Misalnya, dalam mengelola wakaf secara produktif, maka harta benda wakaf khususnya benda bergerak pasti mengandung risiko kerugian, bahkan kegagalan. Investasi dana wakaf di instrumen-instrumen investasi Islami seperti obligasi syariah ataupun pada saham-saham perusahaan Islami yang tergabung dalam Jakarta Islamic Index, mengandung market risk, yakni turunnya market value dari investasi tersebut.

Penanaman modal langsung di sektor produksi, seperti agribisnis, real estate, perindustrian, perdagangan dan pertambangan, masing-masing memiliki karakteristik risiko yang berbeda, baik dari segi risiko usahanya maupun risiko yang terkait dengan proses bisnis dan produksinya.

Namun risiko bukan harus dihindari, justru harus dikelola agar potensi pengembangan dapat direalisasikan dengan memeperhitungkan dan mengendalikan risiko-risiko yang mungkin terjadi.

Dengan kata lain, nazhir berkewajiban menjalankan pengelolaan risiko (manajemen risiko) terhadap harta benda wakaf yang dipercayakan wakif kepadanya. Manajemen risiko merupakan pilar penting dalam tata kelola organisasi yang baik atau "Good Corporate Governance", yang mutlak harus diterapkan dalam pelaksanaan pengembangan wakaf benda bergerak

Seorang nazhir juga harus memiliki "human relation" yang baik dalam membangun jaringan untuk kepentingan pengelolaan dan pengembangan wakaf. Pengembangan jaringan menjadi sesuatu yang asasi dalam mencapai tujuan produktif wakaf. Sebab, tanpa jejaring maka prinsip permintaan dan penyaluran (suply and demand) tidak dapat berjalan dengan stabil.
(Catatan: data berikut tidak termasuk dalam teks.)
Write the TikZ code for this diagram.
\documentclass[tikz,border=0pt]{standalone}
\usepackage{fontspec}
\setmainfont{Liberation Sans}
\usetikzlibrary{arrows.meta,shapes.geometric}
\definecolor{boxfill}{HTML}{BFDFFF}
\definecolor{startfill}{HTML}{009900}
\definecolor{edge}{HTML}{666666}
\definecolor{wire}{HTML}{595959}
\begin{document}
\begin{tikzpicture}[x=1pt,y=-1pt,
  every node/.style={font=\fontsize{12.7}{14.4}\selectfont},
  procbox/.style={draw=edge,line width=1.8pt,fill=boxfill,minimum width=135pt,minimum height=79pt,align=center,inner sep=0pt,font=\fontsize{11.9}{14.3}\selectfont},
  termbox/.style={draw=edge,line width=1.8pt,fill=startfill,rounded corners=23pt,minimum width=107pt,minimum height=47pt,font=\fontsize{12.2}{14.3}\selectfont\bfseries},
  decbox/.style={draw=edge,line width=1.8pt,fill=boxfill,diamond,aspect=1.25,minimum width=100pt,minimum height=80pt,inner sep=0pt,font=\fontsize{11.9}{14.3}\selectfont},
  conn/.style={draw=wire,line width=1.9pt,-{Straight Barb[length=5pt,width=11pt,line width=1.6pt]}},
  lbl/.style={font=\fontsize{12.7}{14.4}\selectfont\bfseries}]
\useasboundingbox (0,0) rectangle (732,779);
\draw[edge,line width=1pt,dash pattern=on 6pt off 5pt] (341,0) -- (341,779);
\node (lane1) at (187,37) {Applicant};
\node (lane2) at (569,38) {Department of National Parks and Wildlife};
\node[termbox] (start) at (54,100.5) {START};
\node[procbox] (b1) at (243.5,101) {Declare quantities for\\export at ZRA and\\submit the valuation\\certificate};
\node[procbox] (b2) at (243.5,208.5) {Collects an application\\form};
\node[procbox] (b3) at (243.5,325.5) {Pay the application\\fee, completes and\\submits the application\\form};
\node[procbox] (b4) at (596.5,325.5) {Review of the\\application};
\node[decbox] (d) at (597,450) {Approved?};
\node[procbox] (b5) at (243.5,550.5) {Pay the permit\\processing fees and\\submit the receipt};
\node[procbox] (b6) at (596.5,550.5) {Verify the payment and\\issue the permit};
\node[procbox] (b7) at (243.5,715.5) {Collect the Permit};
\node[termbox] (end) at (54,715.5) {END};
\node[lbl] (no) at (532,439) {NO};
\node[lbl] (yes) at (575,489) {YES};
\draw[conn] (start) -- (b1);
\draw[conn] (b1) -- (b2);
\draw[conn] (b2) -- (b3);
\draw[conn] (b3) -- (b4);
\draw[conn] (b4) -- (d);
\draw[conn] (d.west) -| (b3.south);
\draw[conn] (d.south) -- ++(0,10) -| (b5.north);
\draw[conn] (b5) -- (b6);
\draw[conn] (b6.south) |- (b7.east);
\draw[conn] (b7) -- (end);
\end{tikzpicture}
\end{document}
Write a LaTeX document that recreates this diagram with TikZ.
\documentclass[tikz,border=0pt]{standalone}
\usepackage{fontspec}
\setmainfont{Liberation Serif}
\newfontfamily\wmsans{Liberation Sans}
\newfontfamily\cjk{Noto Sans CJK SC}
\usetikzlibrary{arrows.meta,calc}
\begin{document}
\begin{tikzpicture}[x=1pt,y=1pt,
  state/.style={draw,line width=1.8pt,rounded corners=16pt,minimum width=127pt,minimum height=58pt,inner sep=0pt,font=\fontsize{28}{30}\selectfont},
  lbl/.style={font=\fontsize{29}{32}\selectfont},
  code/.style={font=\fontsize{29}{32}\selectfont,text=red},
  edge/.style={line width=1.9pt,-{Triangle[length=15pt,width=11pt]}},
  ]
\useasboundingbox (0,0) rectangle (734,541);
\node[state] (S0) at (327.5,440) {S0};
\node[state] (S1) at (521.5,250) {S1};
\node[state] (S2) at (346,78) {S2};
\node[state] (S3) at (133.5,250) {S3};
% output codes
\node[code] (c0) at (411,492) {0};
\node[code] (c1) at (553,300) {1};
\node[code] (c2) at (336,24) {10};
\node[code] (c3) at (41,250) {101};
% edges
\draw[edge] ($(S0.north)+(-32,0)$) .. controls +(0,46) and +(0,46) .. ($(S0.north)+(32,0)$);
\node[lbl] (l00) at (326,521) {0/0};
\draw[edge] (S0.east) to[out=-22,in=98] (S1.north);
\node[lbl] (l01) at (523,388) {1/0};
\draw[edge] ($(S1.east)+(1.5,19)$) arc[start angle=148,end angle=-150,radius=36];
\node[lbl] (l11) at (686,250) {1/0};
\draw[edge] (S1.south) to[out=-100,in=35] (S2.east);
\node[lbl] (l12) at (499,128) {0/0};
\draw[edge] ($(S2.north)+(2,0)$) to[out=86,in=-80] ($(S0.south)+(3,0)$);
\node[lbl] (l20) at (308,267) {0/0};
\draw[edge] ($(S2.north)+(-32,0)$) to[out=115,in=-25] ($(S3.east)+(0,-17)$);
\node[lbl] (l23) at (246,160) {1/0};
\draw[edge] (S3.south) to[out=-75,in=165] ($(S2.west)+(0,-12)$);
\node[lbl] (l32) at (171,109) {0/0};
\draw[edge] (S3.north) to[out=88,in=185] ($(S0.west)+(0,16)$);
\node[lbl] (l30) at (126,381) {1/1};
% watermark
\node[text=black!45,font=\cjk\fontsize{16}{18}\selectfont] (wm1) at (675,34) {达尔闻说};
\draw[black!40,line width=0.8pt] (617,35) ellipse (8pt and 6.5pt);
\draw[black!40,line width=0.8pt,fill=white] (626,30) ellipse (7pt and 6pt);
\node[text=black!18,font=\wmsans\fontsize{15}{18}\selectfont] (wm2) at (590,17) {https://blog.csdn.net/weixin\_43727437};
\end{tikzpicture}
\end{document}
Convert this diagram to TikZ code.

Jaringan dapat dibangun melalui kerja sama dengan pihak ketiga. Kerja sama dapat juga diberbentuk kemitraan yang dibangun atas dasar saling menguntungkan, seperti investasi, membuka badan usaha, menggalang swadaya umat dan cara lainnya yang dapat membangun jaringan pengembangan wakaf.


Khatimah


Perwakafan yang telah menjadi tradisi Islam sebagai instrumen keuangan yang bersifat "tabarru" (kedemawanan) untuk tujuan ibadah dan kepentingan kesejahteraan telah terbukti dalam sepanjang sejarah. Hanya saja perwakafan di Indonesia masih belum maksimal dalam mencapai spirit disyariatkannya wakaf.
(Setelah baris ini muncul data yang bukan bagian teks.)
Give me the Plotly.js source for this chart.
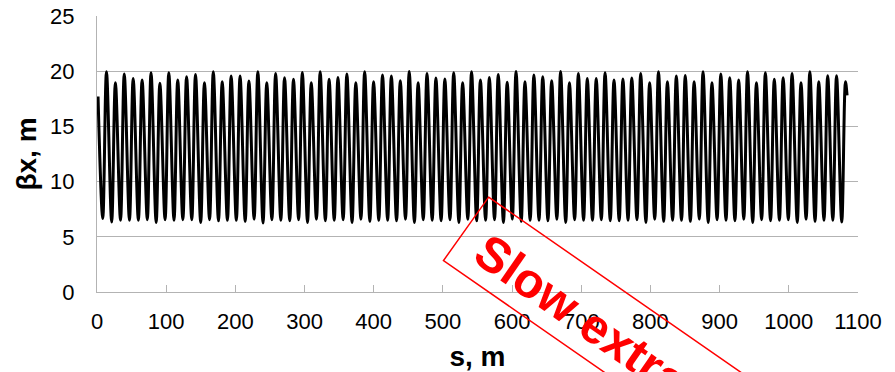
<!DOCTYPE html>
<html>
<head>
<meta charset="utf-8">
<script src="https://cdn.plot.ly/plotly-3.0.1.min.js"></script>
<style>
  html, body { margin: 0; padding: 0; background: #ffffff; }
  #chart { width: 895px; height: 372px; }
</style>
</head>
<body>
<div id="chart"></div>
<script>
// ---- Data ----
// start / end of the lattice function
const sStart = 1.5;
const betaStart = 17.7;
const sEnd = 1084.2;
const betaEnd = 17.8;

// local minima of beta_x
const sTrough = [8.3, 21.2, 34.0, 46.9, 59.8, 72.7, 85.5, 98.4, 111.3, 124.1, 137.0, 149.9, 162.7, 175.6, 188.5, 201.4, 214.2, 227.1, 240.0, 252.8, 265.7, 278.6, 291.4, 304.3, 317.2, 330.1, 342.9, 355.8, 368.7, 381.5, 394.4, 407.3, 420.1, 433.0, 445.9, 458.8, 471.6, 484.5, 497.4, 510.2, 523.1, 536.0, 548.8, 561.7, 574.6, 587.5, 600.3, 613.2, 626.1, 638.9, 651.8, 664.7, 677.5, 690.4, 703.3, 716.2, 729.0, 741.9, 754.8, 767.6, 780.5, 793.4, 806.2, 819.1, 832.0, 844.9, 857.7, 870.6, 883.5, 896.3, 909.2, 922.1, 934.9, 947.8, 960.7, 973.6, 986.4, 999.3, 1012.2, 1025.0, 1037.9, 1050.8, 1063.6, 1076.5];
const betaTrough = [6.65, 6.35, 6.5, 6.5, 6.5, 6.55, 6.3, 6.55, 6.5, 6.55, 6.55, 6.3, 6.55, 6.45, 6.5, 6.5, 6.4, 6.6, 6.25, 6.55, 6.5, 6.45, 6.55, 6.3, 6.6, 6.45, 6.5, 6.55, 6.3, 6.6, 6.4, 6.5, 6.5, 6.45, 6.6, 6.3, 6.55, 6.5, 6.45, 6.55, 6.3, 6.6, 6.45, 6.5, 6.55, 6.3, 6.6, 6.4, 6.5, 6.5, 6.45, 6.6, 6.3, 6.55, 6.5, 6.5, 6.55, 6.45, 6.45, 6.5, 6.55, 6.3, 6.6, 6.4, 6.5, 6.5, 6.4, 6.6, 6.3, 6.55, 6.5, 6.45, 6.6, 6.3, 6.55, 6.45, 6.5, 6.55, 6.3, 6.6, 6.4, 6.5, 6.5, 6.35];

// local maxima of beta_x
const sPeak = [13.7, 26.6, 39.4, 52.3, 65.2, 78.1, 90.9, 103.8, 116.7, 129.5, 142.4, 155.3, 168.1, 181.0, 193.9, 206.8, 219.6, 232.5, 245.4, 258.2, 271.1, 284.0, 296.8, 309.7, 322.6, 335.5, 348.3, 361.2, 374.1, 386.9, 399.8, 412.7, 425.5, 438.4, 451.3, 464.2, 477.0, 489.9, 502.8, 515.6, 528.5, 541.4, 554.2, 567.1, 580.0, 592.9, 605.7, 618.6, 631.5, 644.3, 657.2, 670.1, 682.9, 695.8, 708.7, 721.6, 734.4, 747.3, 760.2, 773.0, 785.9, 798.8, 811.6, 824.5, 837.4, 850.3, 863.1, 876.0, 888.9, 901.7, 914.6, 927.5, 940.3, 953.2, 966.1, 979.0, 991.8, 1004.7, 1017.6, 1030.4, 1043.3, 1056.2, 1069.0, 1081.9];
const betaPeak = [19.95, 18.96, 19.74, 19.35, 19.2, 19.86, 18.9, 19.86, 19.2, 19.5, 19.71, 18.96, 19.95, 19.05, 19.56, 19.56, 19.11, 19.95, 18.96, 19.8, 19.41, 19.26, 19.89, 18.96, 19.95, 19.26, 19.44, 19.74, 18.96, 19.95, 19.05, 19.65, 19.56, 19.14, 19.98, 18.96, 19.8, 19.38, 19.29, 19.86, 18.96, 19.95, 19.2, 19.44, 19.71, 18.99, 19.98, 19.05, 19.65, 19.5, 19.14, 19.98, 18.96, 19.8, 19.35, 19.35, 19.86, 19.2, 19.29, 19.38, 19.8, 18.96, 19.95, 19.05, 19.56, 19.62, 19.05, 19.95, 18.96, 19.74, 19.4, 19.2, 19.95, 18.96, 19.86, 19.26, 19.41, 19.8, 18.96, 19.95, 19.05, 19.59, 19.59, 19.05];

const xTickVals = [0, 100, 200, 300, 400, 500, 600, 700, 800, 900, 1000, 1100];
const yTickVals = [0, 5, 10, 15, 20, 25];
const xTitle = 's, m';
const yTitle = 'βx, m';
const stampText = 'Slow extraction';

// ---- Build the trace (interleave minima and maxima) ----
const xs = [sStart];
const ys = [betaStart];
for (let i = 0; i < sPeak.length; i++) {
  xs.push(sTrough[i]); ys.push(betaTrough[i]);
  xs.push(sPeak[i]); ys.push(betaPeak[i]);
}
xs.push(sEnd); ys.push(betaEnd);

const FONT = '"Liberation Sans", Arial, sans-serif';
const GRID = '#b3b3b3';

const trace = {
  x: xs, y: ys,
  type: 'scatter', mode: 'lines',
  line: { color: '#000000', width: 3, shape: 'spline', smoothing: 1 },
  hoverinfo: 'skip'
};

// stamp box (rotated rectangle) in paper coordinates
const boxPath = 'M 0.5146 0.3436 L 0.9512 -0.4922 L 0.8918 -0.7219 L 0.4553 0.1139 Z';

const layout = {
  width: 895, height: 372,
  margin: { l: 96.5, r: 36.8, t: 16, b: 79.5, pad: 0 },
  paper_bgcolor: '#ffffff', plot_bgcolor: '#ffffff',
  showlegend: false,
  font: { family: FONT, color: '#000000', size: 22 },
  xaxis: {
    range: [0, 1100], tickvals: xTickVals, ticktext: xTickVals.map(String),
    showgrid: false, zeroline: false,
    showline: true, linecolor: GRID, linewidth: 1,
    ticks: 'inside', ticklen: 7, tickcolor: GRID, tickwidth: 1,
    tickfont: { family: FONT, size: 22, color: '#000000' },
    ticklabelstandoff: 10,
    title: { text: xTitle, font: { family: FONT, size: 28, color: '#000000', weight: 'bold' }, standoff: 12 },
    automargin: false, fixedrange: true
  },
  yaxis: {
    range: [0, 25], tickvals: yTickVals, ticktext: yTickVals.map(String),
    showgrid: true, gridcolor: GRID, gridwidth: 1,
    zeroline: false,
    showline: true, linecolor: GRID, linewidth: 1,
    ticks: '',
    tickfont: { family: FONT, size: 22, color: '#000000' },
    ticklabelstandoff: 17,
    title: { text: yTitle, font: { family: FONT, size: 28, color: '#000000', weight: 'bold' }, standoff: 5 },
    automargin: false, fixedrange: true
  },
  shapes: [{
    type: 'path', xref: 'paper', yref: 'paper', path: boxPath,
    line: { color: '#ff0000', width: 1.5 }, fillcolor: 'rgba(0,0,0,0)', layer: 'above'
  }],
  annotations: [{
    xref: 'paper', yref: 'paper', x: 0.6988, y: -0.2072,
    xanchor: 'center', yanchor: 'middle',
    text: stampText, showarrow: false, textangle: 34.8,
    font: { family: FONT, size: 49, color: '#ff0000', weight: 'bold' }
  }]
};

Plotly.newPlot('chart', [trace], layout, { displayModeBar: false, staticPlot: true });
</script>
</body>
</html>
Banyak faktor yang menyebabkan makna wakaf terdistorsi. Di antaranya adalah kurang pemahaman wakif dalam mewakafkan hartanya dan menunjuk Nazhir. Nazhir dipahami sebagai pemelihara harta warta dan dipahami sebagai pengelola pengembang. Ternyata mayoritas Nazhir bekerja untuk wakaf hanya sekedar kerja paru waktu atau sampingan saja dan memelihara kelestariannya.
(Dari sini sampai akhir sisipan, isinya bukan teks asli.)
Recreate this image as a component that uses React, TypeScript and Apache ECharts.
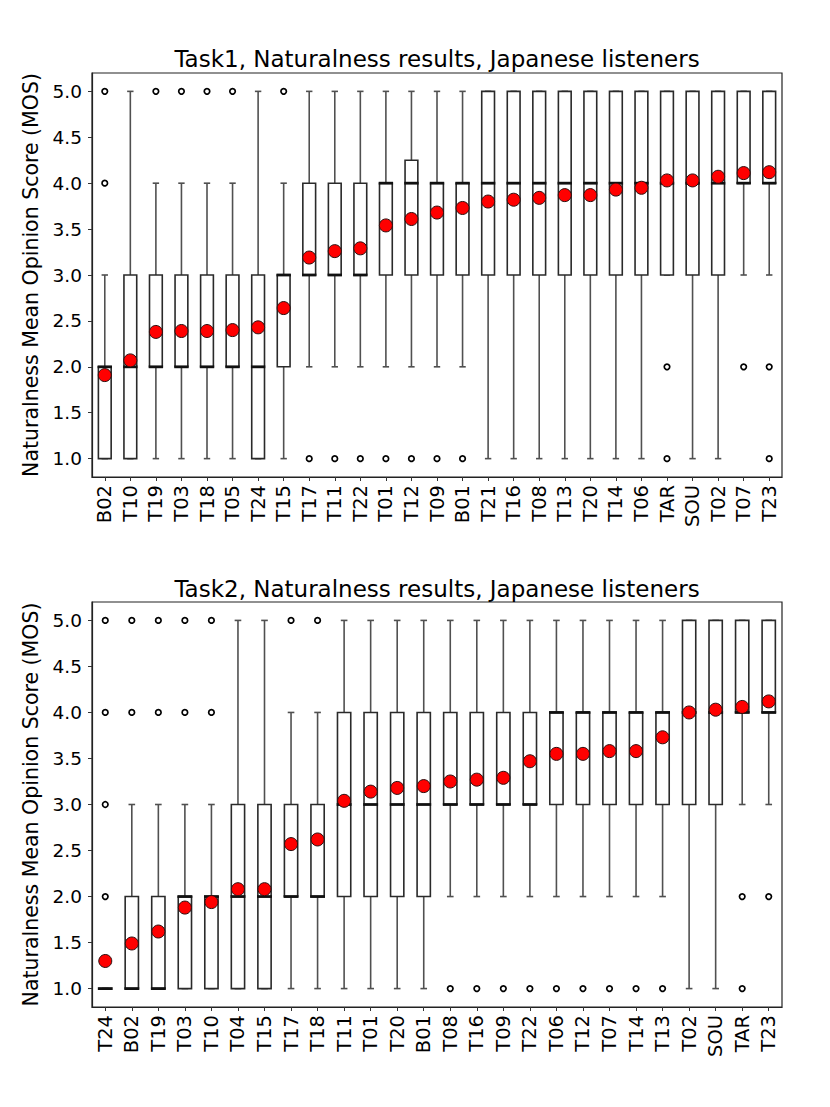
import React, { useEffect, useRef } from 'react';
import * as echarts from 'echarts';

const FONT = '"DejaVu Sans", sans-serif';

// ---------- Task 1 ----------
const task1Categories = ['B02', 'T10', 'T19', 'T03', 'T18', 'T05', 'T24', 'T15', 'T17', 'T11', 'T22', 'T01', 'T12', 'T09', 'B01', 'T21', 'T16', 'T08', 'T13', 'T20', 'T14', 'T06', 'TAR', 'SOU', 'T02', 'T07', 'T23'];
// [lower whisker, Q1, median, Q3, upper whisker]
const task1Stats = [
  [1, 1, 2, 2, 3], [1, 1, 2, 3, 5], [1, 2, 2, 3, 4], [1, 2, 2, 3, 4], [1, 2, 2, 3, 4],
  [1, 2, 2, 3, 4], [1, 1, 2, 3, 5], [1, 2, 3, 3, 4], [2, 3, 3, 4, 5], [2, 3, 3, 4, 5],
  [2, 3, 3, 4, 5], [2, 3, 4, 4, 5], [2, 3, 4, 4.25, 5], [2, 3, 4, 4, 5], [2, 3, 4, 4, 5],
  [1, 3, 4, 5, 5], [1, 3, 4, 5, 5], [1, 3, 4, 5, 5], [1, 3, 4, 5, 5], [1, 3, 4, 5, 5],
  [1, 3, 4, 5, 5], [1, 3, 4, 5, 5], [3, 3, 4, 5, 5], [1, 3, 4, 5, 5], [1, 3, 4, 5, 5],
  [3, 4, 4, 5, 5], [3, 4, 4, 5, 5],
];
const task1Means = [1.91, 2.07, 2.38, 2.39, 2.39, 2.40, 2.43, 2.64, 3.19, 3.26, 3.29, 3.54, 3.61, 3.68, 3.73, 3.80, 3.82, 3.84, 3.87, 3.87, 3.93, 3.95, 4.03, 4.03, 4.07, 4.11, 4.12];
const task1Outliers = [
  [4, 5], [], [5], [5], [5], [5], [], [5], [1], [1], [1], [1], [1], [1], [1],
  [], [], [], [], [], [], [], [2, 1], [], [], [2], [2, 1],
];

// ---------- Task 2 ----------
const task2Categories = ['T24', 'B02', 'T19', 'T03', 'T10', 'T04', 'T15', 'T17', 'T18', 'T11', 'T01', 'T20', 'B01', 'T08', 'T16', 'T09', 'T22', 'T06', 'T12', 'T07', 'T14', 'T13', 'T02', 'SOU', 'TAR', 'T23'];
const task2Stats = [
  [1, 1, 1, 1, 1], [1, 1, 1, 2, 3], [1, 1, 1, 2, 3], [1, 1, 2, 2, 3], [1, 1, 2, 2, 3],
  [1, 1, 2, 3, 5], [1, 1, 2, 3, 5], [1, 2, 2, 3, 4], [1, 2, 2, 3, 4], [1, 2, 3, 4, 5],
  [1, 2, 3, 4, 5], [1, 2, 3, 4, 5], [1, 2, 3, 4, 5], [2, 3, 3, 4, 5], [2, 3, 3, 4, 5],
  [2, 3, 3, 4, 5], [2, 3, 3, 4, 5], [2, 3, 4, 4, 5], [2, 3, 4, 4, 5], [2, 3, 4, 4, 5],
  [2, 3, 4, 4, 5], [2, 3, 4, 4, 5], [1, 3, 4, 5, 5], [1, 3, 4, 5, 5], [3, 4, 4, 5, 5],
  [3, 4, 4, 5, 5],
];
const task2Means = [1.30, 1.49, 1.62, 1.88, 1.94, 2.08, 2.08, 2.57, 2.62, 3.04, 3.14, 3.18, 3.20, 3.25, 3.27, 3.29, 3.47, 3.55, 3.55, 3.58, 3.58, 3.73, 4.00, 4.03, 4.06, 4.12];
const task2Outliers = [
  [5, 4, 3, 2], [5, 4], [5, 4], [5, 4], [5, 4], [], [], [5], [5], [], [], [], [],
  [1], [1], [1], [1], [1], [1], [1], [1], [1], [], [], [2, 1], [2],
];

const yTicks = [1.0, 1.5, 2.0, 2.5, 3.0, 3.5, 4.0, 4.5, 5.0];
const titles = ['Task1, Naturalness results, Japanese listeners', 'Task2, Naturalness results, Japanese listeners'];
const yName = 'Naturalness Mean Opinion Score (MOS)';

function flattenOutliers(outs: number[][]) {
  const r: number[][] = [];
  outs.forEach((arr, i) => arr.forEach((v) => r.push([i, v])));
  return r;
}

function renderBox(params: any, api: any) {
  const i = api.value(0);
  const pLow = api.coord([i, api.value(1)]);
  const x = pLow[0];
  const yLow = pLow[1];
  const yQ1 = api.coord([i, api.value(2)])[1];
  const yMed = api.coord([i, api.value(3)])[1];
  const yQ3 = api.coord([i, api.value(4)])[1];
  const yHigh = api.coord([i, api.value(5)])[1];
  const band = api.size([1, 0])[0];
  const bw = band * 0.5;
  const cw = bw * 0.5;
  const whisk = { stroke: '#505050', lineWidth: 1.6, fill: 'none' };
  return {
    type: 'group',
    children: [
      { type: 'line', shape: { x1: x, y1: yQ1, x2: x, y2: yLow }, style: whisk },
      { type: 'line', shape: { x1: x, y1: yQ3, x2: x, y2: yHigh }, style: whisk },
      { type: 'line', shape: { x1: x - cw / 2, y1: yLow, x2: x + cw / 2, y2: yLow }, style: whisk },
      { type: 'line', shape: { x1: x - cw / 2, y1: yHigh, x2: x + cw / 2, y2: yHigh }, style: whisk },
      { type: 'rect', shape: { x: x - bw / 2, y: yQ3, width: bw, height: yQ1 - yQ3 }, style: { fill: '#fff', stroke: '#2a2a2a', lineWidth: 1.6 } },
      { type: 'line', shape: { x1: x - bw / 2 - 0.8, y1: yMed, x2: x + bw / 2 + 0.8, y2: yMed }, style: { stroke: '#111', lineWidth: 2.8 } },
    ],
  };
}

export default function App() {
  const ref = useRef<HTMLDivElement>(null);
  useEffect(() => {
    if (!ref.current) return;
    const chart = echarts.init(ref.current, null, { renderer: 'svg' });
    const tasks = [
      { cats: task1Categories, stats: task1Stats, means: task1Means, outs: task1Outliers },
      { cats: task2Categories, stats: task2Stats, means: task2Means, outs: task2Outliers },
    ];
    const gridTops = [73, 602];
    const gridHeights = [404, 405];
    const grid = tasks.map((_, k) => ({
      left: 92, top: gridTops[k], width: 690, height: gridHeights[k],
      show: true, borderColor: '#222', borderWidth: 1.2, backgroundColor: 'transparent', containLabel: false,
    }));
    const xAxis = tasks.map((t, k) => ({
      type: 'category', gridIndex: k, data: t.cats, boundaryGap: true,
      axisLine: { show: true, lineStyle: { color: '#222', width: 1.2 } },
      axisTick: { show: true, alignWithLabel: true, length: 4, lineStyle: { color: '#333' } },
      axisLabel: { interval: 0, rotate: 90, fontSize: 19.5, color: '#000', fontFamily: FONT, margin: 8 },
      splitLine: { show: false },
    }));
    const yAxis = tasks.map((_, k) => ({
      type: 'value', gridIndex: k, min: 0.8, max: 5.2,
      name: yName, nameLocation: 'middle', nameGap: 46,
      nameTextStyle: { fontSize: 20.5, color: '#000', fontFamily: FONT },
      axisLine: { show: true, lineStyle: { color: '#222', width: 1.2 } },
      axisTick: { show: true, length: 4, customValues: yTicks, lineStyle: { color: '#333' } },
      axisLabel: { customValues: yTicks, fontSize: 18.5, color: '#000', fontFamily: FONT, margin: 10, formatter: (v: number) => v.toFixed(1) },
      splitLine: { show: false },
    }));
    const series: any[] = [];
    tasks.forEach((t, k) => {
      series.push({
        type: 'custom', xAxisIndex: k, yAxisIndex: k,
        data: t.stats.map((s, i) => [i, ...s]),
        encode: { x: 0, y: [1, 2, 3, 4, 5] },
        renderItem: renderBox, z: 2,
      });
      series.push({
        type: 'scatter', xAxisIndex: k, yAxisIndex: k,
        data: flattenOutliers(t.outs), symbol: 'circle', symbolSize: 5.5,
        itemStyle: { color: '#fff', borderColor: '#000', borderWidth: 1.7, opacity: 1 }, z: 3,
      });
      series.push({
        type: 'scatter', xAxisIndex: k, yAxisIndex: k,
        data: t.means.map((m, i) => [i, m]), symbol: 'circle', symbolSize: 13,
        itemStyle: { color: '#ff0000', borderColor: '#2a1010', borderWidth: 1, opacity: 1 }, z: 4,
      });
    });
    chart.setOption({
      animation: false,
      backgroundColor: '#fff',
      grid, xAxis, yAxis, series,
      graphic: titles.map((txt, k) => ({
        type: 'text', x: 437, y: [58.5, 588.5][k],
        style: { text: txt, fontSize: 23, fontFamily: FONT, fill: '#000', textAlign: 'center', textVerticalAlign: 'middle' },
      })),
    });
    return () => chart.dispose();
  }, []);
  return <div ref={ref} style={{ position: 'absolute', left: 0, top: 0, width: 830, height: 1107 }} />;
}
Perubahan makna paradigma kearah untuk meningkat nilai ekonomi wakaf perlu dimulai dengan mengubah pemahaman Nazhir dan melatih kemampuannya, sehingga harta wakaf yang di jaga dapat dikelola dan dikembangkan untuk tujuan ibadah, ekonomi dan kesejahteraan. (*)

*Penulis Wakil Sekretaris Badan Wakaf Indonesia.